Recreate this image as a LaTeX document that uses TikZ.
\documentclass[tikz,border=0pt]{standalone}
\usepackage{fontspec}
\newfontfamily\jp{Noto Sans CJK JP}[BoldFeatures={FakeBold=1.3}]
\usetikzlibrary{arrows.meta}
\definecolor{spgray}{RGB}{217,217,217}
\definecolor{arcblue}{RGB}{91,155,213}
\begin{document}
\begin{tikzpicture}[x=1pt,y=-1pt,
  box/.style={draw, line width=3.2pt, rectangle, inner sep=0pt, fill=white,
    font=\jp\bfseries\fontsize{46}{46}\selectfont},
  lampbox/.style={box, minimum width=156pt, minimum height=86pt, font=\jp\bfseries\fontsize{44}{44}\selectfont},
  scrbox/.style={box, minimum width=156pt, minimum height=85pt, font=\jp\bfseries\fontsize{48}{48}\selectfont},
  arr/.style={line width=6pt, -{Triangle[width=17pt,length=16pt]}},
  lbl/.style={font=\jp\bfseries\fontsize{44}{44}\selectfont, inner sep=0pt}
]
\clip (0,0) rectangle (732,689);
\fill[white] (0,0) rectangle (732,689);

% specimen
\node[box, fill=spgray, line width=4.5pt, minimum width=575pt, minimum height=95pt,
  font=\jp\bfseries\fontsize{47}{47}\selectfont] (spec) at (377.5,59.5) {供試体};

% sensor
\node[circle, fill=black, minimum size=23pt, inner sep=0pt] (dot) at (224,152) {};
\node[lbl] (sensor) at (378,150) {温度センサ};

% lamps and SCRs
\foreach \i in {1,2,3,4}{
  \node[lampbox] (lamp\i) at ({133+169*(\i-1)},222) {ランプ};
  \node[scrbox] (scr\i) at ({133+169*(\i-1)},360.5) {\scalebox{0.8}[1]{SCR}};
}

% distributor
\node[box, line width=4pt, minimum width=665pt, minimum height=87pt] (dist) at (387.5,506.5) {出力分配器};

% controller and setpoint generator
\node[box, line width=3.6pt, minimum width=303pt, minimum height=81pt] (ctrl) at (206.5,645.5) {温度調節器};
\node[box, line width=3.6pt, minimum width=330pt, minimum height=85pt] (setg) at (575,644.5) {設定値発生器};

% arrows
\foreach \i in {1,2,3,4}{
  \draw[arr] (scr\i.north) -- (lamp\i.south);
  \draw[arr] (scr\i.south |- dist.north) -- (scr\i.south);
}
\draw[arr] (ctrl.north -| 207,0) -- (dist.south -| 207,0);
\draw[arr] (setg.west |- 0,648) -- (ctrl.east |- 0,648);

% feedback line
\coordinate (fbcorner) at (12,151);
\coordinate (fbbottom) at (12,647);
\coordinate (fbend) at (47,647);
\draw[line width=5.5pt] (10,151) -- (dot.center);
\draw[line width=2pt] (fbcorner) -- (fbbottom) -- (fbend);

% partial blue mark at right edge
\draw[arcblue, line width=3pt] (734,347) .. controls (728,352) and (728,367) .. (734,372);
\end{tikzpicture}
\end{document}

################

## Given exercise
Nothing in the listing may be changed; retype it all exactly.

## Solution
Recreate this image as a LaTeX document that uses TikZ.
\documentclass[tikz,border=0pt]{standalone}
\usepackage{fontspec}
\newfontfamily\jp{Noto Sans CJK JP}[BoldFeatures={FakeBold=1.3}]
\usetikzlibrary{arrows.meta}
\definecolor{spgray}{RGB}{217,217,217}
\definecolor{arcblue}{RGB}{91,155,213}
\begin{document}
\begin{tikzpicture}[x=1pt,y=-1pt,
  box/.style={draw, line width=3.2pt, rectangle, inner sep=0pt, fill=white,
    font=\jp\bfseries\fontsize{46}{46}\selectfont},
  lampbox/.style={box, minimum width=156pt, minimum height=86pt, font=\jp\bfseries\fontsize{44}{44}\selectfont},
  scrbox/.style={box, minimum width=156pt, minimum height=85pt, font=\jp\bfseries\fontsize{48}{48}\selectfont},
  arr/.style={line width=6pt, -{Triangle[width=17pt,length=16pt]}},
  lbl/.style={font=\jp\bfseries\fontsize{44}{44}\selectfont, inner sep=0pt}
]
\clip (0,0) rectangle (732,689);
\fill[white] (0,0) rectangle (732,689);

% specimen
\node[box, fill=spgray, line width=4.5pt, minimum width=575pt, minimum height=95pt,
  font=\jp\bfseries\fontsize{47}{47}\selectfont] (spec) at (377.5,59.5) {供試体};

% sensor
\node[circle, fill=black, minimum size=23pt, inner sep=0pt] (dot) at (224,152) {};
\node[lbl] (sensor) at (378,150) {温度センサ};

% lamps and SCRs
\foreach \i in {1,2,3,4}{
  \node[lampbox] (lamp\i) at ({133+169*(\i-1)},222) {ランプ};
  \node[scrbox] (scr\i) at ({133+169*(\i-1)},360.5) {\scalebox{0.8}[1]{SCR}};
}

% distributor
\node[box, line width=4pt, minimum width=665pt, minimum height=87pt] (dist) at (387.5,506.5) {出力分配器};

% controller and setpoint generator
\node[box, line width=3.6pt, minimum width=303pt, minimum height=81pt] (ctrl) at (206.5,645.5) {温度調節器};
\node[box, line width=3.6pt, minimum width=330pt, minimum height=85pt] (setg) at (575,644.5) {設定値発生器};

% arrows
\foreach \i in {1,2,3,4}{
  \draw[arr] (scr\i.north) -- (lamp\i.south);
  \draw[arr] (scr\i.south |- dist.north) -- (scr\i.south);
}
\draw[arr] (ctrl.north -| 207,0) -- (dist.south -| 207,0);
\draw[arr] (setg.west |- 0,648) -- (ctrl.east |- 0,648);

% feedback line
\coordinate (fbcorner) at (12,151);
\coordinate (fbbottom) at (12,647);
\coordinate (fbend) at (47,647);
\draw[line width=5.5pt] (10,151) -- (dot.center);
\draw[line width=2pt] (fbcorner) -- (fbbottom) -- (fbend);

% partial blue mark at right edge
\draw[arcblue, line width=3pt] (734,347) .. controls (728,352) and (728,367) .. (734,372);
\end{tikzpicture}
\end{document}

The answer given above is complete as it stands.